The rupee is expected to remain volatile in the new financial year.
The rupee was the worst performing currency among major Asian economies over 2015-16, while bonds did a smart recovery in the last two months of the year.
The rupee closed at 66.25 a dollar, down 0.14 per cent in the year. All other major Asian currencies were gainers.
The yen rose 7.09 per cent and the Indonesia rupiah by 4.15 per cent. The rupee was 62.50 a dollar at end-March 2015.
The currency is expected to remain volatile in the new financial year and this could be bad news for the corporate sector, as nearly half of the top 500 listed companies have a negative sensitivity to rupee depreciation, says an India Ratings report.
“External shocks translating into bouts of risk aversion which usually causes rupee depreciation and, particularly, increased volatility might impact the fragile recovery in FY17,” it said.
“Corporates dependent on imports and foreign currency borrowings are likely to be affected by the continued volatility in the currency market.”
The 10-year bond yield closed the financial year at 7.465 per cent, having closed at 7.737 per cent a year before. The yields had touched almost eight per cent in May last year, on incessant supply of bonds from both central and state governments on a global risk aversion background.
The spread between the repo rate and 10-year bond yields remained frequently above 100 basis points. This is unusual and indicates high stress.
However, bonds rallied after the central government said it would keep the fiscal deficit at 3.5 per cent of gross domestic product for 2016-17. Subsequently, the Reserve Bank (RBI) clarified that bonds issued under the power discom revival package, UDAY, would be kept outside the market and be placed privately.
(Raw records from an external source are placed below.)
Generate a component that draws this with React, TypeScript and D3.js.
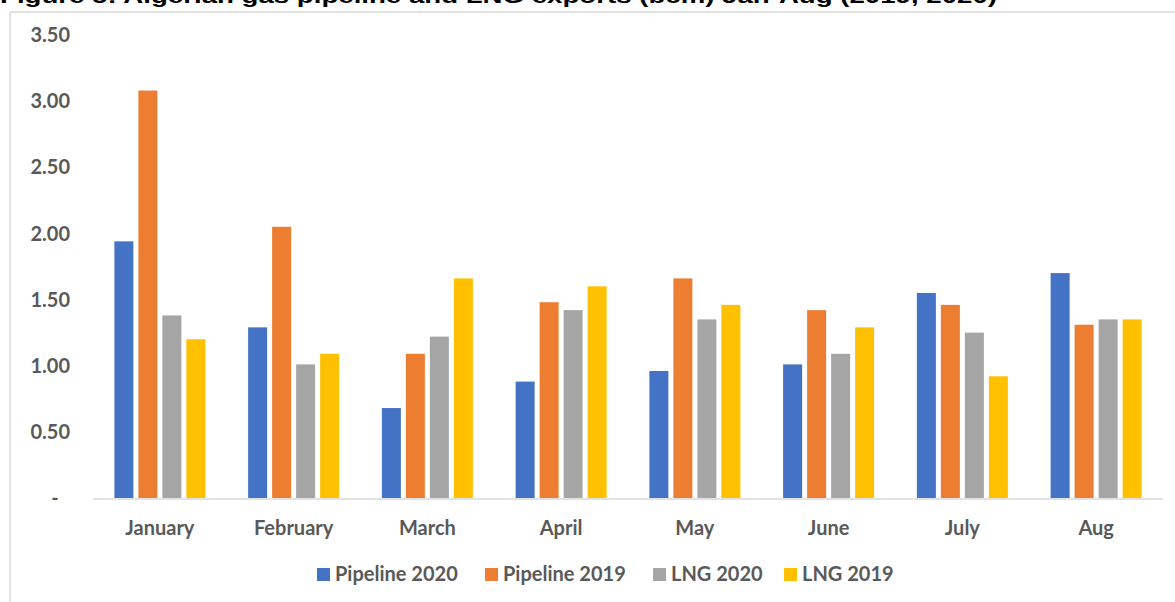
import React from "react";
import * as d3 from "d3";

const categories = ["January", "February", "March", "April", "May", "June", "July", "Aug"];
const seriesNames = ["Pipeline 2020", "Pipeline 2019", "LNG 2020", "LNG 2019"];
const pipeline2020 = [1.94, 1.29, 0.68, 0.88, 0.96, 1.01, 1.55, 1.70];
const pipeline2019 = [3.08, 2.05, 1.09, 1.48, 1.66, 1.42, 1.46, 1.31];
const lng2020 = [1.38, 1.01, 1.22, 1.42, 1.35, 1.09, 1.25, 1.35];
const lng2019 = [1.20, 1.09, 1.66, 1.60, 1.46, 1.29, 0.92, 1.35];
const yTicks = [0, 0.5, 1, 1.5, 2, 2.5, 3, 3.5];
const yTickLabels = ["-", "0.50", "1.00", "1.50", "2.00", "2.50", "3.00", "3.50"];
const titleText = "Figure 5: Algerian gas pipeline and LNG exports (bcm) Jan-Aug (2019, 2020)";

const colors = ["#4472C4", "#ED7D31", "#A5A5A5", "#FFC000"];
const seriesValues = [pipeline2020, pipeline2019, lng2020, lng2019];

const W = 1175;
const H = 602;
const font = "Lato, 'Open Sans', sans-serif";
const textColor = "#595959";

export default function App() {
  const x0 = d3.scaleBand<string>().domain(categories).range([93, 1163]).paddingInner(0).paddingOuter(0);
  const groupW = 91;
  const x1 = d3.scaleBand<string>().domain(seriesNames).range([0, groupW]).paddingInner(5 / 24).paddingOuter(0);
  const y = d3.scaleLinear().domain([0, 3.5]).range([498, 35]);
  const off = (x0.bandwidth() - groupW) / 2;

  const legendX = [317, 485, 653, 784];

  return (
    <svg
      width={W}
      height={H}
      style={{ position: "absolute", left: 0, top: 0, background: "#fff" }}
      xmlns="http://www.w3.org/2000/svg"
    >
      <rect x={0} y={0} width={W} height={H} fill="#fff" />
      <text
        x={0}
        y={2.5}
        fontFamily="'Liberation Sans', Arial, sans-serif"
        fontWeight="bold"
        fontSize={20}
        fill="#000"
        textLength={997}
        lengthAdjust="spacingAndGlyphs"
      >
        {titleText}
      </text>
      {/* frame */}
      <line x1={10} y1={12} x2={W} y2={12} stroke="#d9d9d9" strokeWidth={1.5} />
      <line x1={10} y1={12} x2={10} y2={H} stroke="#d9d9d9" strokeWidth={1.5} />

      {/* y tick labels */}
      {yTicks.map((t, i) => (
        <text
          key={t}
          x={t === 0 ? 55 : 70}
          y={y(t)}
          dy="0.36em"
          textAnchor={t === 0 ? "middle" : "end"}
          fontFamily={font}
          fontWeight="bold"
          fontSize={20}
          fill={textColor}
        >
          {yTickLabels[i]}
        </text>
      ))}

      {/* bars */}
      {categories.map((c, ci) => (
        <g key={c} transform={`translate(${(x0(c) as number) + off},0)`}>
          {seriesNames.map((s, si) => {
            const v = seriesValues[si][ci];
            return (
              <rect
                key={s}
                x={x1(s) as number}
                y={y(v)}
                width={x1.bandwidth()}
                height={y(0) - y(v)}
                fill={colors[si]}
              />
            );
          })}
        </g>
      ))}

      {/* x axis line */}
      <line x1={93} y1={y(0) + 1} x2={1163} y2={y(0) + 1} stroke="#d9d9d9" strokeWidth={1.5} />

      {/* category labels */}
      {categories.map((c) => (
        <text
          key={c}
          x={(x0(c) as number) + x0.bandwidth() / 2}
          y={535}
          textAnchor="middle"
          fontFamily={font}
          fontWeight="bold"
          fontSize={20}
          fill={textColor}
        >
          {c}
        </text>
      ))}

      {/* legend */}
      {seriesNames.map((s, i) => (
        <g key={s} transform={`translate(${legendX[i]},0)`}>
          <rect x={0} y={568} width={13} height={13} fill={colors[i]} />
          <text x={18} y={581} fontFamily={font} fontWeight="bold" fontSize={20} fill={textColor}>
            {s}
          </text>
        </g>
      ))}
    </svg>
  );
}
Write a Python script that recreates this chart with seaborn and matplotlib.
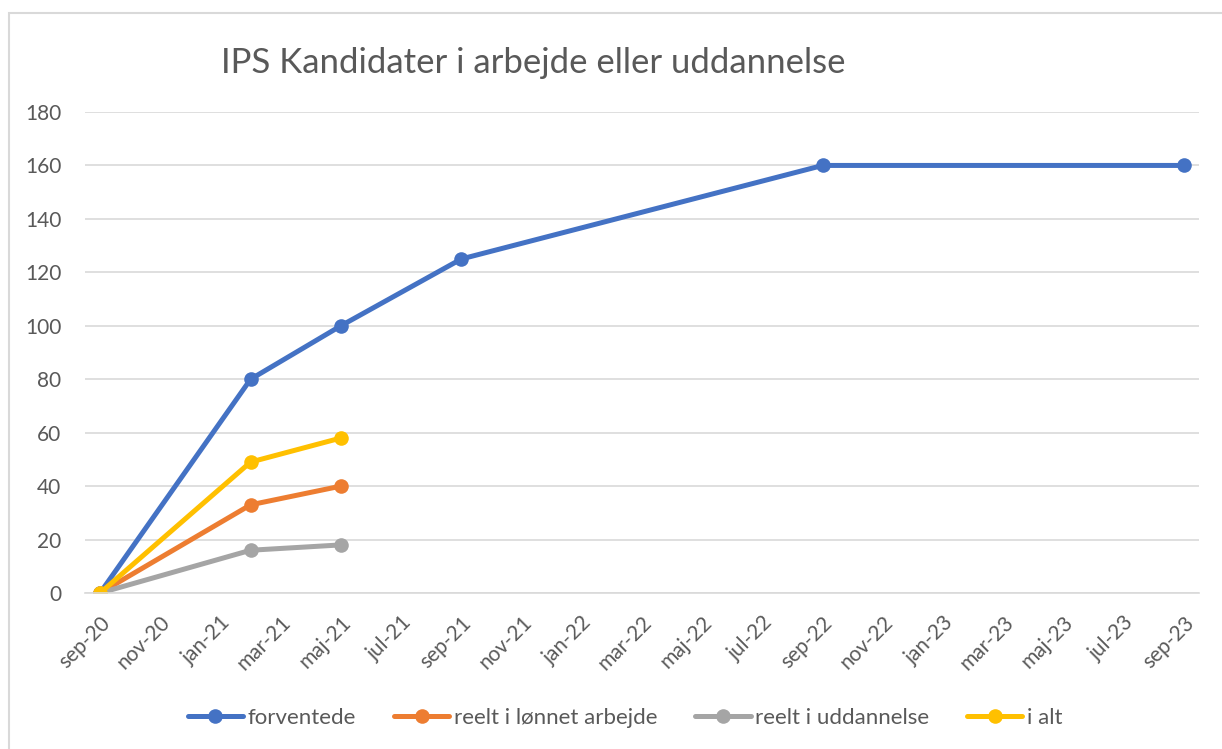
import pandas as pd
import matplotlib.pyplot as plt
import matplotlib.patches as mpatches
import matplotlib.transforms as mtrans
import seaborn as sns

# data
maaneder = ['2020-09', '2021-02', '2021-05', '2021-09', '2022-09', '2023-09']
forventede = [0, 80, 100, 125, 160, 160]
reelt_arbejde = [0, 33, 40]
reelt_uddannelse = [0, 16, 18]
i_alt = [0, 49, 58]

serier = ['forventede', 'reelt i lønnet arbejde', 'reelt i uddannelse', 'i alt']
farver = ['#4472c4', '#ed7d31', '#a5a5a5', '#ffc000']
maaned_navne = ['jan', 'feb', 'mar', 'apr', 'maj', 'jun', 'jul', 'aug', 'sep', 'okt', 'nov', 'dec']

sns.set_theme(style='white')
plt.rcParams['font.family'] = ['Lato', 'DejaVu Sans']
tekst = '#595959'

# month index from sep-20, points in the middle of the month (excel date axis)
start = pd.Period('2020-09', freq='M')
def mi(m):
    return (pd.Period(m, freq='M') - start).n + 0.5

rows = []
for navn, vals in zip(serier, [forventede, reelt_arbejde, reelt_uddannelse, i_alt]):
    for m, v in zip(maaneder, vals):
        rows.append({'x': mi(m), 'y': v, 'serie': navn})
df = pd.DataFrame(rows)

fig = plt.figure(figsize=(12.22, 7.49), dpi=100)
ax = fig.add_axes([85/1222, 1-593/749, (1199-85)/1222, (593-112)/749])

for navn, c in zip(serier, farver):
    sub = df[df['serie'] == navn]
    sns.lineplot(data=sub, x='x', y='y', ax=ax, color=c, linewidth=3.6,
                 marker='o', markersize=10.5, markeredgewidth=0,
                 label=navn, legend=False)

ax.set_xlim(0, 37)
ax.set_ylim(0, 180)
ax.set_yticks(range(0, 181, 20))
ax.yaxis.grid(True, color='#d9d9d9', linewidth=1.2)
ax.set_axisbelow(True)
for s in ['top', 'right', 'left']:
    ax.spines[s].set_visible(False)
ax.spines['bottom'].set_color('#d9d9d9')
ax.spines['bottom'].set_linewidth(1.2)

tick_pos = list(range(0, 37, 2))
tick_lab = []
for p in tick_pos:
    per = start + p
    tick_lab.append(f"{maaned_navne[per.month-1]}-{str(per.year)[2:]}")
ax.set_xticks(tick_pos)
ax.set_xticklabels(tick_lab, rotation=45, ha='right', rotation_mode='anchor')
ax.tick_params(axis='x', colors='#d9d9d9', length=6, width=1.2, labelcolor=tekst,
               labelsize=15, pad=8)
ax.tick_params(axis='y', length=0, labelcolor=tekst, labelsize=15, pad=17)
for lab in ax.get_xticklabels():
    lab.set_transform(lab.get_transform() + mtrans.ScaledTranslation(0.15, 0, fig.dpi_scale_trans))
ax.set_xlabel('')
ax.set_ylabel('')

fig.text(533/1222, 1-63/749, 'IPS Kandidater i arbejde eller uddannelse',
         ha='center', va='center', fontsize=25, color=tekst)

handles, labels = ax.get_legend_handles_labels()
fig.legend(handles, labels, loc='center', bbox_to_anchor=(625/1222, 1-718/749), ncol=4,
           frameon=False, fontsize=16, labelcolor=tekst, handlelength=2.5,
           handletextpad=0.2, columnspacing=1.7)

fig.patches.append(mpatches.Rectangle((9/1222, -0.05), 1.2, 1-13/749+0.05,
                   transform=fig.transFigure, fill=False, edgecolor='#d9d9d9', linewidth=1.5))

fig.savefig('out.png', dpi=100)
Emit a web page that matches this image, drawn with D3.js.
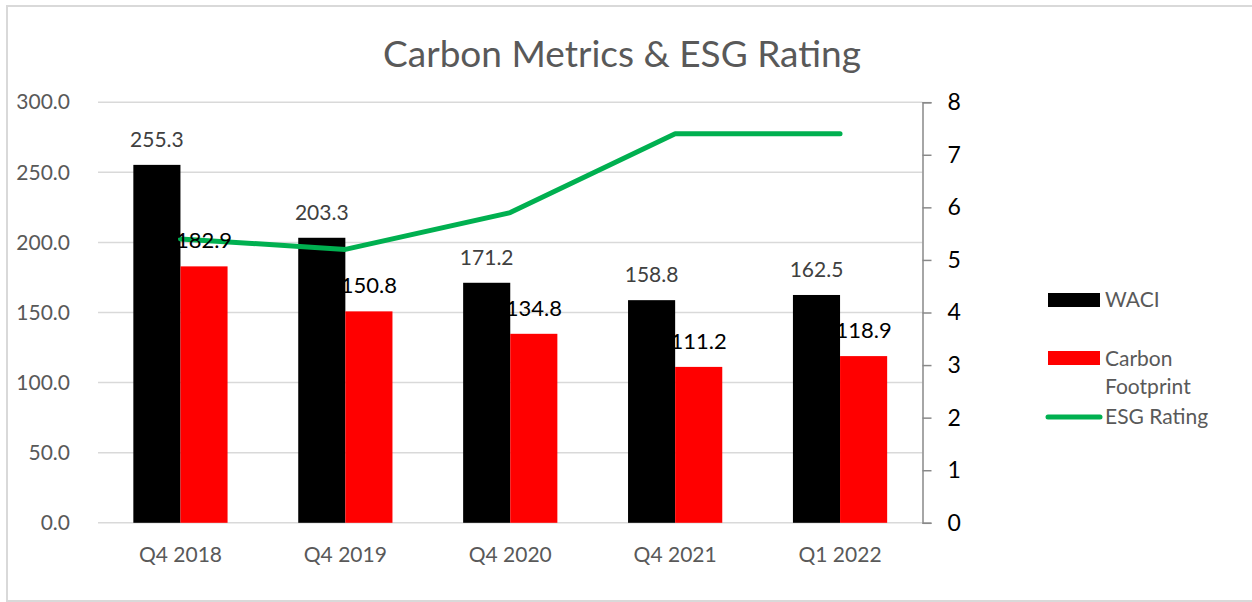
<!DOCTYPE html>
<html>
<head>
<meta charset="utf-8">
<script src="https://cdn.jsdelivr.net/npm/d3@7"></script>
<style>
  html, body { margin: 0; padding: 0; background: #fff; }
  svg { display: block; font-family: Lato, "Open Sans", sans-serif; }
</style>
</head>
<body>
<svg id="chart" width="1252" height="602"></svg>
<script>
const categories = ["Q4 2018", "Q4 2019", "Q4 2020", "Q4 2021", "Q1 2022"];
const waci = [255.3, 203.3, 171.2, 158.8, 162.5];
const carbonFootprint = [182.9, 150.8, 134.8, 111.2, 118.9];
const esgRating = [5.4, 5.2, 5.9, 7.4, 7.4];
const leftTicks = [0, 50, 100, 150, 200, 250, 300];
const rightTicks = [0, 1, 2, 3, 4, 5, 6, 7, 8];
const seriesNames = ["WACI", "Carbon Footprint", "ESG Rating"];

const svg = d3.select("#chart");
const plot = { left: 98, right: 922.5, top: 102.2, bottom: 522.8 };

// chart border
svg.append("rect").attr("x", 7).attr("y", 6).attr("width", 1270).attr("height", 595)
  .attr("fill", "#fff").attr("stroke", "#d9d9d9").attr("stroke-width", 2);

const x = d3.scaleBand().domain(categories).range([plot.left, plot.right]).paddingInner(0.4286).paddingOuter(0.2143);
const xs = d3.scaleBand().domain([0, 1]).range([0, x.bandwidth()]);
const yL = d3.scaleLinear().domain([0, 300]).range([plot.bottom, plot.top]);
const yR = d3.scaleLinear().domain([0, 8]).range([plot.bottom, plot.top]);

// title
svg.append("text").attr("x", 622).attr("y", 67).attr("text-anchor", "middle")
  .attr("font-size", 37).attr("fill", "#595959").text("Carbon Metrics & ESG Rating");

// gridlines
svg.append("g").selectAll("line").data(leftTicks).join("line")
  .attr("x1", plot.left).attr("x2", plot.right)
  .attr("y1", d => yL(d)).attr("y2", d => yL(d))
  .attr("stroke", "#d9d9d9").attr("stroke-width", 1.5);

// left axis labels
const gL = svg.append("g").attr("transform", `translate(${plot.left},0)`)
  .call(d3.axisLeft(yL).tickValues(leftTicks).tickFormat(d3.format(".1f")).tickSize(0).tickPadding(28));
gL.select(".domain").remove();
gL.selectAll("text").attr("font-family", "Lato").attr("font-size", 21).attr("fill", "#595959");

// right axis
const gR = svg.append("g").attr("transform", `translate(${plot.right},0)`)
  .call(d3.axisRight(yR).tickValues(rightTicks).tickFormat(d3.format("d")).tickSizeInner(9).tickSizeOuter(9).tickPadding(16));
gR.select(".domain").attr("stroke", "#898989").attr("stroke-width", 1.5);
gR.selectAll(".tick line").attr("stroke", "#898989").attr("stroke-width", 1.5);
gR.selectAll("text").attr("font-family", "Lato").attr("font-size", 23).attr("fill", "#000");

// bottom axis
const gB = svg.append("g").attr("transform", `translate(0,${plot.bottom})`)
  .call(d3.axisBottom(x).tickSize(0).tickPadding(24));
gB.select(".domain").remove();
gB.selectAll("text").attr("font-family", "Lato").attr("font-size", 21).attr("fill", "#595959");

// bars
const series = [
  { name: seriesNames[0], values: waci, color: "#000000", labelColor: "#404040", labelSize: 21 },
  { name: seriesNames[1], values: carbonFootprint, color: "#ff0000", labelColor: "#000000", labelSize: 22 }
];
series.forEach((s, si) => {
  svg.append("g").selectAll("rect").data(s.values).join("rect")
    .attr("x", (d, i) => x(categories[i]) + xs(si))
    .attr("width", xs.bandwidth())
    .attr("y", d => yL(d))
    .attr("height", d => yL(0) - yL(d))
    .attr("fill", s.color);
});

// ESG line
const line = d3.line().x((d, i) => x(categories[i]) + x.bandwidth() / 2).y(d => yR(d));
svg.append("path").datum(esgRating).attr("d", line)
  .attr("fill", "none").attr("stroke", "#00b050").attr("stroke-width", 5)
  .attr("stroke-linecap", "round").attr("stroke-linejoin", "round");

// data labels
series.forEach((s, si) => {
  svg.append("g").selectAll("text").data(s.values).join("text")
    .attr("x", (d, i) => x(categories[i]) + xs(si) + xs.bandwidth() / 2)
    .attr("y", d => yL(d) - 18)
    .attr("text-anchor", "middle")
    .attr("font-size", s.labelSize).attr("fill", s.labelColor)
    .text(d => d3.format(".1f")(d));
});

// legend
const lg = svg.append("g");
lg.append("rect").attr("x", 1048).attr("y", 293).attr("width", 52).attr("height", 14).attr("fill", "#000");
lg.append("text").attr("x", 1105).attr("y", 307).attr("font-size", 21).attr("fill", "#595959").text(seriesNames[0]);
lg.append("rect").attr("x", 1048).attr("y", 351).attr("width", 52).attr("height", 14).attr("fill", "#ff0000");
const cf = seriesNames[1].split(" ");
lg.append("text").attr("x", 1105).attr("y", 366).attr("font-size", 21).attr("fill", "#595959").text(cf[0]);
lg.append("text").attr("x", 1105).attr("y", 394).attr("font-size", 21).attr("fill", "#595959").text(cf[1]);
lg.append("line").attr("x1", 1048).attr("x2", 1100).attr("y1", 417).attr("y2", 417)
  .attr("stroke", "#00b050").attr("stroke-width", 5).attr("stroke-linecap", "round");
lg.append("text").attr("x", 1105).attr("y", 424).attr("font-size", 21).attr("fill", "#595959").text(seriesNames[2]);
</script>
</body>
</html>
However, the short-term rate remained elevated in the year as liquidity dried in the system. The liquidity deficit crossed Rs 2 lakh crore in March as the government did not prefer to spend its cash with the RBI.
The liquidity crisis pushed up short-term bond yields, even as overnight call money rates revolved around the policy rate, as RBI infused sufficient short-term liquidity and purchased a little more than Rs 60,000 crore through open market bond purchases.
The central bank also frequently tapped into secondary market bonds, through the anonymous bond trading platform.
Still, rates in three-month commercial paper closed at 8.68 per cent at the end of the financial year, from about 8.2 per cent at the start.
According to bond dealers, the new financial year will be good for bonds.
The borrowing number remained relatively less at Rs 6 lakh crore at a time when inflation is expected to fall sharply, giving scope for more rate cuts to RBI. The central bank will hold its first bi-monthly monetary policy review of 2016-17 on Tuesday, where it is expected to cut rates by at least 25 basis points.